Pracownicy odejdą z wrocławskich DPS-ów do szpitali? “Różnice w wynagrodzeniach powodują odpływ ludzi”

Tysiąca złotych podwyżki, modernizacji wyposażenia placówek i poszerzenia personelu, bo dotychczasowy pracuje ponad siły – między innymi tego domagają się pracownicy wrocławskich domów pomocy społecznej. Rozpoczęli oni protest, który – jeśli ich postulaty nie zostaną spełnione – może zmienić się w strajk.

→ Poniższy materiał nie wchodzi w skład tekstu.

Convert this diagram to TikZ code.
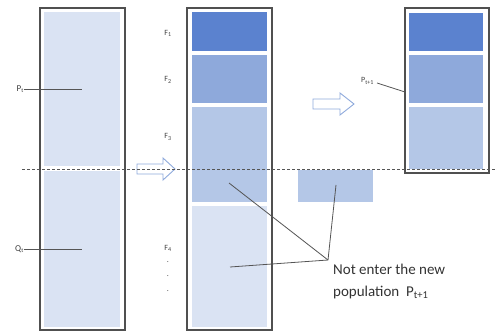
\documentclass[tikz,border=0pt]{standalone}
\usepackage{fontspec}
\setmainfont{Carlito}
\usetikzlibrary{calc}
\definecolor{cA}{HTML}{5B82CF}
\definecolor{cB}{HTML}{8EA9DB}
\definecolor{cC}{HTML}{B4C7E7}
\definecolor{cD}{HTML}{DAE3F3}
\definecolor{cArrow}{HTML}{8FAADC}
\definecolor{cLine}{HTML}{555555}
\definecolor{cBox}{HTML}{505050}
\tikzset{
  outerbox/.style={draw=cBox, line width=1.2pt, fill=white, anchor=north west, inner sep=0pt, outer sep=0pt},
  fillbox/.style={fill=#1, draw=none, anchor=north west, inner sep=0pt, outer sep=0pt},
  lbl/.style={font=\fontsize{9}{10}\selectfont, text=black!75, inner sep=0pt},
  pointer/.style={draw=cLine, line width=0.8pt},
  hollowarrow/.style={draw=cArrow, line width=0.9pt, fill=white, line join=miter},
  sep/.style={draw=cLine, line width=0.8pt, dash pattern=on 3pt off 2pt},
}
\begin{document}
\begin{tikzpicture}[x=1pt,y=-1pt]
\useasboundingbox (0,0) rectangle (497,331);
% left box
\node[outerbox, minimum width=85pt, minimum height=322pt] (L) at (40,8) {};
\node[fillbox=cD, minimum width=76pt, minimum height=154pt] (Pt) at (44,12) {};
\node[fillbox=cD, minimum width=76pt, minimum height=156pt] (Qt) at (44,171) {};
% middle box
\node[outerbox, minimum width=85pt, minimum height=322pt] (M) at (187,8) {};
\node[fillbox=cA, minimum width=75pt, minimum height=39pt] (F1) at (192,12) {};
\node[fillbox=cB, minimum width=75pt, minimum height=48pt] (F2) at (192,55) {};
\node[fillbox=cC, minimum width=75pt, minimum height=95pt] (F3) at (192,107) {};
\node[fillbox=cD, minimum width=75pt, minimum height=121pt] (F4) at (192,206) {};
% right box
\node[outerbox, minimum width=84pt, minimum height=165pt] (R) at (405,8) {};
\node[fillbox=cA, minimum width=74pt, minimum height=38pt] (R1) at (409,13) {};
\node[fillbox=cB, minimum width=74pt, minimum height=48pt] (R2) at (409,55) {};
\node[fillbox=cC, minimum width=74pt, minimum height=62pt] (R3) at (409,107) {};
% rejected part
\node[fillbox=cC, minimum width=75pt, minimum height=32pt] (Rej) at (298,170) {};
% arrows
\draw[hollowarrow] (137,164) -- (163,164) -- (163,158) -- (175,169) -- (163,180) -- (163,174) -- (137,174) -- cycle;
\draw[hollowarrow] (313,99) -- (340,99) -- (340,93) -- (354,104) -- (340,115) -- (340,109) -- (313,109) -- cycle;
% dashed separator
\coordinate (dL) at (22,169);
\coordinate (dR) at (497,169);
\draw[sep] (dL) -- (dR);
% labels
\node[lbl, anchor=east] (lPt) at (24,89) {P\textsubscript{t}};
\node[lbl, anchor=east] (lQt) at (24,249) {Q\textsubscript{t}};
\coordinate (pPt) at (82,89);
\coordinate (pQt) at (82,249);
\draw[pointer] (lPt.east) -- (pPt);
\draw[pointer] (lQt.east) -- (pQt);
\node[lbl, font=\fontsize{8}{9}\selectfont] (lF1) at (168,33) {F\textsubscript{1}};
\node[lbl, font=\fontsize{8}{9}\selectfont] (lF2) at (168,80) {F\textsubscript{2}};
\node[lbl, font=\fontsize{8}{9}\selectfont] (lF3) at (168,137) {F\textsubscript{3}};
\node[lbl, font=\fontsize{8}{9}\selectfont] (lF4) at (168,248) {F\textsubscript{4}};
\node[lbl, font=\fontsize{8}{9}\selectfont] (d1) at (168,262) {.};
\node[lbl, font=\fontsize{8}{9}\selectfont] (d2) at (168,276) {.};
\node[lbl, font=\fontsize{8}{9}\selectfont] (d3) at (168,291) {.};
\node[lbl, font=\fontsize{8}{9}\selectfont, anchor=east] (lP1) at (374,81) {P\textsubscript{t+1}};
\coordinate (pP1) at (405,92);
\draw[pointer] (lP1.east) ++(3,2) -- (pP1);
% note
\node[lbl, font=\fontsize{15}{22}\selectfont, align=left, anchor=north west, text=black!80] (note) at (333,264) {Not enter the new\\population\ \ P\textsubscript{t+1}};
\coordinate (J) at (328,260);
\coordinate (pF3) at (229,183);
\coordinate (pF4) at (230,267);
\coordinate (pRej) at (336,185);
\draw[pointer] (pF3) -- (J);
\draw[pointer] (pF4) -- (J);
\draw[pointer] (pRej) -- (J);
\end{tikzpicture}
\end{document}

Protestujący argumentują, że – choć pracują bardzo ciężko, często z osobami obłożnie chorymi – w przeciwieństwie do pracowników ochrony zdrowia nie zostali objęci przez rząd podwyżkami wynagrodzeń, mającymi rekompensować rosnące koszty życia związane z galopująca inflacją.

Jak przyznaje szefowa Miejskiego Centrum Usług Socjalnych we Wrocławiu Patrycja Karpicz, jej urząd zwracał już uwagę ministerstwu rodziny, że lekceważenie potrzeb pracowników opieki społecznej sprawia, że ci, którzy mają uprawnienia opiekuna medycznego, odejdą do pracy w placówkach medycznych podlegających resortowi zdrowia, bo tam będą mogli liczyć na podwyżki wynagrodzeń.